## start Source data

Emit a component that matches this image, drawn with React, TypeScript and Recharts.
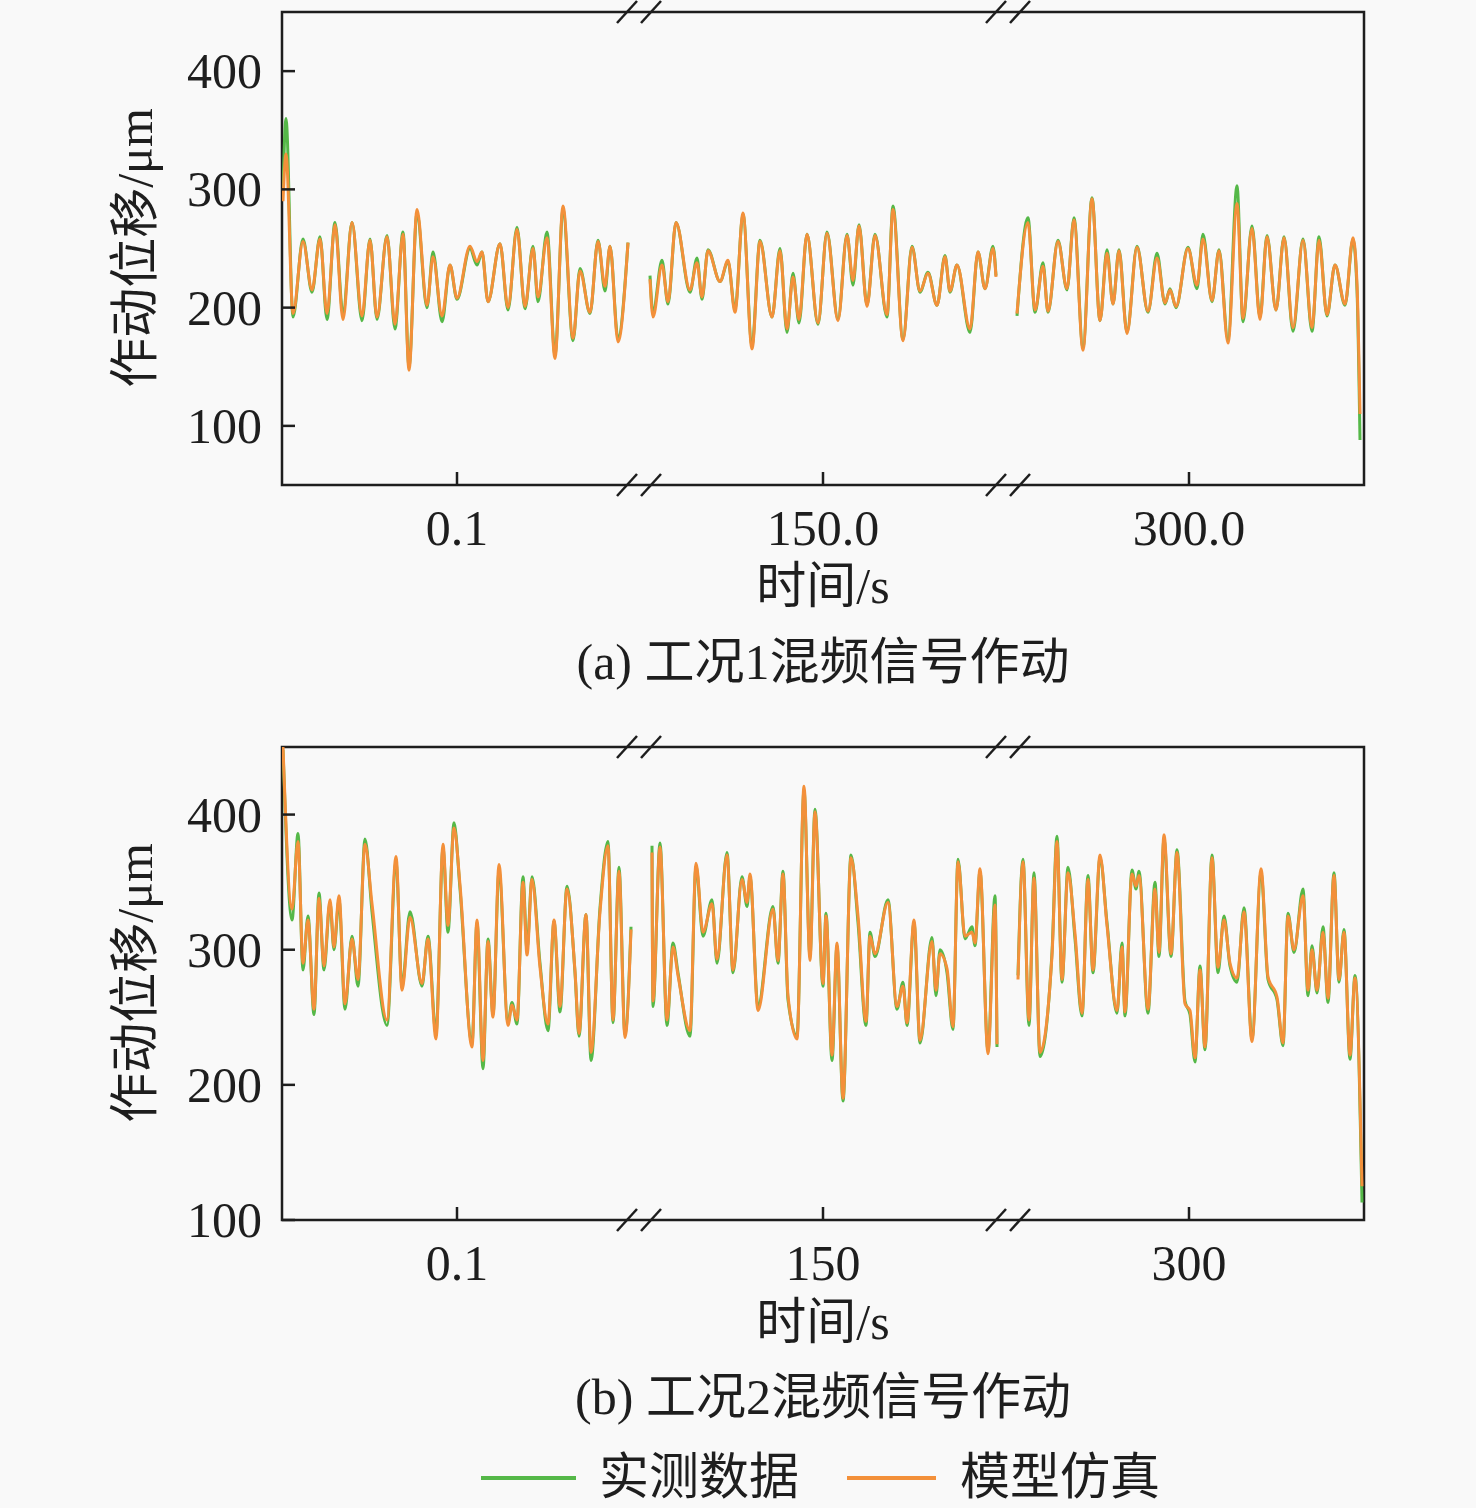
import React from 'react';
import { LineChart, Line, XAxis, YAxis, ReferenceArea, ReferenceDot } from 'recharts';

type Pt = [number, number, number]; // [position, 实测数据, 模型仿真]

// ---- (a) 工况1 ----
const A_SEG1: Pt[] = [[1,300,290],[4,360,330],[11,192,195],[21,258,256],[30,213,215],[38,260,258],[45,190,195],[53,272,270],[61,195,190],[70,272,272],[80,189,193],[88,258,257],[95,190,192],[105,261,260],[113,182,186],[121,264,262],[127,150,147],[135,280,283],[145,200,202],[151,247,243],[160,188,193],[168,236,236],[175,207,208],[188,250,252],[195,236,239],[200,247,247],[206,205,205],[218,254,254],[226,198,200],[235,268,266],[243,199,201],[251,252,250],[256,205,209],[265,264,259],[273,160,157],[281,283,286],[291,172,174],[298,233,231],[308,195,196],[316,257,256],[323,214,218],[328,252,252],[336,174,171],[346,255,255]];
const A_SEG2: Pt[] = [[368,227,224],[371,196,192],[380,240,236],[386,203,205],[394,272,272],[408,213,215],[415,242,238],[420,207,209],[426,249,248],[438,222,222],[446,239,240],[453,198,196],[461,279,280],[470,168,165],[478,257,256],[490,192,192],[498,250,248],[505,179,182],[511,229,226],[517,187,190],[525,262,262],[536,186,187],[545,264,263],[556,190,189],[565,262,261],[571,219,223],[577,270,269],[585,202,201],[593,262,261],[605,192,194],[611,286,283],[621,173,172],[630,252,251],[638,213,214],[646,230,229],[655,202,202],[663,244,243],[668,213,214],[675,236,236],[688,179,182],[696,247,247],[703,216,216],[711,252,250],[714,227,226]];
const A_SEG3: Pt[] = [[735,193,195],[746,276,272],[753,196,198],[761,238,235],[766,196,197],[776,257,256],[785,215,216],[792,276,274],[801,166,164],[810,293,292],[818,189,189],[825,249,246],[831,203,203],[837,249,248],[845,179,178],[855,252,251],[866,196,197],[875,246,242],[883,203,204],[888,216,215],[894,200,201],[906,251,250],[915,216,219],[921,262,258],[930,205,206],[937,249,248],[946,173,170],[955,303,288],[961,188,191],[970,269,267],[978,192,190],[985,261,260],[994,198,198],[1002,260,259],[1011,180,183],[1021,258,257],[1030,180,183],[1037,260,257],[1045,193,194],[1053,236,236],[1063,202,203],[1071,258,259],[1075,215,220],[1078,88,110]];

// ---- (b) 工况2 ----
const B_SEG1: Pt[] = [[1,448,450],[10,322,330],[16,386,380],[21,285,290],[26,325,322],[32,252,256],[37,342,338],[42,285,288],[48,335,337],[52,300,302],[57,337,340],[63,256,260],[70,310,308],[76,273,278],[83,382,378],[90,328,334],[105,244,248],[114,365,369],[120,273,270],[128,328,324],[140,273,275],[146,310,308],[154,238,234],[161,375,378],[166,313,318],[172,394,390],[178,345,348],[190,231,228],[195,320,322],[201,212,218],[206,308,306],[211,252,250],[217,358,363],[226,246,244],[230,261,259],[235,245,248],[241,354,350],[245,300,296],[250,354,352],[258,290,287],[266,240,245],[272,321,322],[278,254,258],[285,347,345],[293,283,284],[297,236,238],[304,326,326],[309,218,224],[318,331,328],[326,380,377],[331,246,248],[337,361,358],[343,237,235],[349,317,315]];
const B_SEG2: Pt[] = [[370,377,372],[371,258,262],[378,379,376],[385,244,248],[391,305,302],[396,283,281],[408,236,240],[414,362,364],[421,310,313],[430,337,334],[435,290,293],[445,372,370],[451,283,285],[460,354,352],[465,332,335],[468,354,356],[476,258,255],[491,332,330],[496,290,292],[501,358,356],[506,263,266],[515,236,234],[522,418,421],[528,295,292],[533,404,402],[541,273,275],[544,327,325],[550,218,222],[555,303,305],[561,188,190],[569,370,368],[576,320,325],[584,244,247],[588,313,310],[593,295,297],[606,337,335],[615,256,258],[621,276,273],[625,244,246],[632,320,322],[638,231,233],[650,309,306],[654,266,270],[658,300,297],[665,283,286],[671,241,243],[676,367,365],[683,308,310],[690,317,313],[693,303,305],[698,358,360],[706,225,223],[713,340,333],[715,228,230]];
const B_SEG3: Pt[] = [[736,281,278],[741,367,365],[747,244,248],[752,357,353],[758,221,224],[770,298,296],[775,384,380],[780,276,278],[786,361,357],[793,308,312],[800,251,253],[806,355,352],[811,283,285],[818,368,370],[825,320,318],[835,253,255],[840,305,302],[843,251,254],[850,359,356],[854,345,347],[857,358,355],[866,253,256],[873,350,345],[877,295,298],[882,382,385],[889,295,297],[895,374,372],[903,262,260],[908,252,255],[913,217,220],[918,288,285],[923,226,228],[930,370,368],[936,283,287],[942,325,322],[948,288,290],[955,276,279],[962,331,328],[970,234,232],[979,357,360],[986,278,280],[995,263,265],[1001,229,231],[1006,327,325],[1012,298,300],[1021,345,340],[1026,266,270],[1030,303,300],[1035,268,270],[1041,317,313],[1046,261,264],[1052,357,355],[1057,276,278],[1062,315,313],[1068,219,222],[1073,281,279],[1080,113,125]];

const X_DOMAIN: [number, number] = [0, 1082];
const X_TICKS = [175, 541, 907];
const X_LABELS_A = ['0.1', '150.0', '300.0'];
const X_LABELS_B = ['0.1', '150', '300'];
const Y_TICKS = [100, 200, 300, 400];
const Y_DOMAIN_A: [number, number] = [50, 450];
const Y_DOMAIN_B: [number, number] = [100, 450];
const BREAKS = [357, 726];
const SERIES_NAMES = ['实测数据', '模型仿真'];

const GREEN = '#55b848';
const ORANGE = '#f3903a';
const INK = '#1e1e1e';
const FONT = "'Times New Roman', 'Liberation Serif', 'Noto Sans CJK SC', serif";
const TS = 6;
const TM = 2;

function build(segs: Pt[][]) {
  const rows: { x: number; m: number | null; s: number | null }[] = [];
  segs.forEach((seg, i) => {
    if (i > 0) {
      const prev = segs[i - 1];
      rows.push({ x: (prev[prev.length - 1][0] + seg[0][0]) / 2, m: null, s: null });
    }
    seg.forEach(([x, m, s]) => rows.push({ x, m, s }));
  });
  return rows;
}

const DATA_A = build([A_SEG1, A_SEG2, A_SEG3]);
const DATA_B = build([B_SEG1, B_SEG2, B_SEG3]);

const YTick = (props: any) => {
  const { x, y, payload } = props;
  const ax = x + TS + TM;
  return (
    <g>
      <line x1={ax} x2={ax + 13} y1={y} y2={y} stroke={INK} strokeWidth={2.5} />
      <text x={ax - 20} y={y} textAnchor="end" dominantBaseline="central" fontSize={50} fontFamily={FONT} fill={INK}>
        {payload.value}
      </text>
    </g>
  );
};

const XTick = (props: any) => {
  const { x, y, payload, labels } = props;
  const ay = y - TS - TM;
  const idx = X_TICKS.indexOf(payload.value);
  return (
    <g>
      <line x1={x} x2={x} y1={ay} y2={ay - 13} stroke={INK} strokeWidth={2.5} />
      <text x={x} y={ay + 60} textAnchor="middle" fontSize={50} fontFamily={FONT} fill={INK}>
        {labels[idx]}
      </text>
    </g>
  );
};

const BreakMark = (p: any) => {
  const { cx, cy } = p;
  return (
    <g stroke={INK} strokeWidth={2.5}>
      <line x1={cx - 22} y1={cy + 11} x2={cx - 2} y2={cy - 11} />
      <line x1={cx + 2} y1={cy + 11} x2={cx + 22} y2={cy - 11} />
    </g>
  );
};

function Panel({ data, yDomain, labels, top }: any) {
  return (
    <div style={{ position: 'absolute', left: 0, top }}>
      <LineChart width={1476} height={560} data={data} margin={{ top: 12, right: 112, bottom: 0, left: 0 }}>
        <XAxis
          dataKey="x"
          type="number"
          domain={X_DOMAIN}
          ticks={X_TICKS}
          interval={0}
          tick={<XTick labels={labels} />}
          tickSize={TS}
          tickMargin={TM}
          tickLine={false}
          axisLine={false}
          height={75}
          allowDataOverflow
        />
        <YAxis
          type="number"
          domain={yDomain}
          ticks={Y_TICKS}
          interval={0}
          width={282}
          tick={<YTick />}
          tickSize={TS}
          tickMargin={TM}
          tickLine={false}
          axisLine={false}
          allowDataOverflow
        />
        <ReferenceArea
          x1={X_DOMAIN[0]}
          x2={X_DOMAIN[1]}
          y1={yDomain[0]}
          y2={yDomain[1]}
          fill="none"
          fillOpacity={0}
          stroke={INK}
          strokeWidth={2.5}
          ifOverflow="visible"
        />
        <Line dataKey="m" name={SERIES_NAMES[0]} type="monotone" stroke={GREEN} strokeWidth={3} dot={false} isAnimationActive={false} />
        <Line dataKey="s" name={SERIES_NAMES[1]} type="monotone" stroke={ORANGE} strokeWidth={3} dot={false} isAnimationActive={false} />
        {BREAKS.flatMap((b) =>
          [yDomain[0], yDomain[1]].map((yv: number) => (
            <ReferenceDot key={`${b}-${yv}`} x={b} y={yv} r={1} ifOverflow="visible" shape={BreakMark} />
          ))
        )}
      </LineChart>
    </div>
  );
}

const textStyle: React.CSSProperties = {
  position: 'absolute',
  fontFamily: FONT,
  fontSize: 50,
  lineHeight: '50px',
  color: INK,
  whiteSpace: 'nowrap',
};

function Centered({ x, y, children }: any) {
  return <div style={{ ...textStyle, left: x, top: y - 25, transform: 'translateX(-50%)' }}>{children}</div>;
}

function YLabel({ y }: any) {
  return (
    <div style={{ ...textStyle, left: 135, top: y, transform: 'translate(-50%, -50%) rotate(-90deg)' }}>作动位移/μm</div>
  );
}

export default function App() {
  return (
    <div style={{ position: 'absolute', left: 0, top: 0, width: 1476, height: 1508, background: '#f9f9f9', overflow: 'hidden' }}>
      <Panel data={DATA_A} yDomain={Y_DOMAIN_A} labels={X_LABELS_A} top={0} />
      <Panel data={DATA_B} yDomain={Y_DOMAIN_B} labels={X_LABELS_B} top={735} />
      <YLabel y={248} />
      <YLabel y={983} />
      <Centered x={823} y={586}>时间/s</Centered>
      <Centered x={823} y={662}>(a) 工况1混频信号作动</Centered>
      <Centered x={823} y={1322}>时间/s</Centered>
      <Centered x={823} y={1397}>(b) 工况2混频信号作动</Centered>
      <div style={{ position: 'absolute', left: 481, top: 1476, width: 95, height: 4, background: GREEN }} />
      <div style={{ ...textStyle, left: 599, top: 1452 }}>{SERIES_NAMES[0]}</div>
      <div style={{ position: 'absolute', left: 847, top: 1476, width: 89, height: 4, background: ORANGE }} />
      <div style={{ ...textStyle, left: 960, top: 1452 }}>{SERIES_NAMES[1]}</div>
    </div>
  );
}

## end Source data

_What is expected_. Extract, word for word, each line from the top of the data down to and including the line with "type Pt = [number, number, number];"; skip the pictures.

_Written answer_.
Emit a component that matches this image, drawn with React, TypeScript and Recharts.
import React from 'react';
import { LineChart, Line, XAxis, YAxis, ReferenceArea, ReferenceDot } from 'recharts';

type Pt = [number, number, number]; // [position, 实测数据, 模型仿真]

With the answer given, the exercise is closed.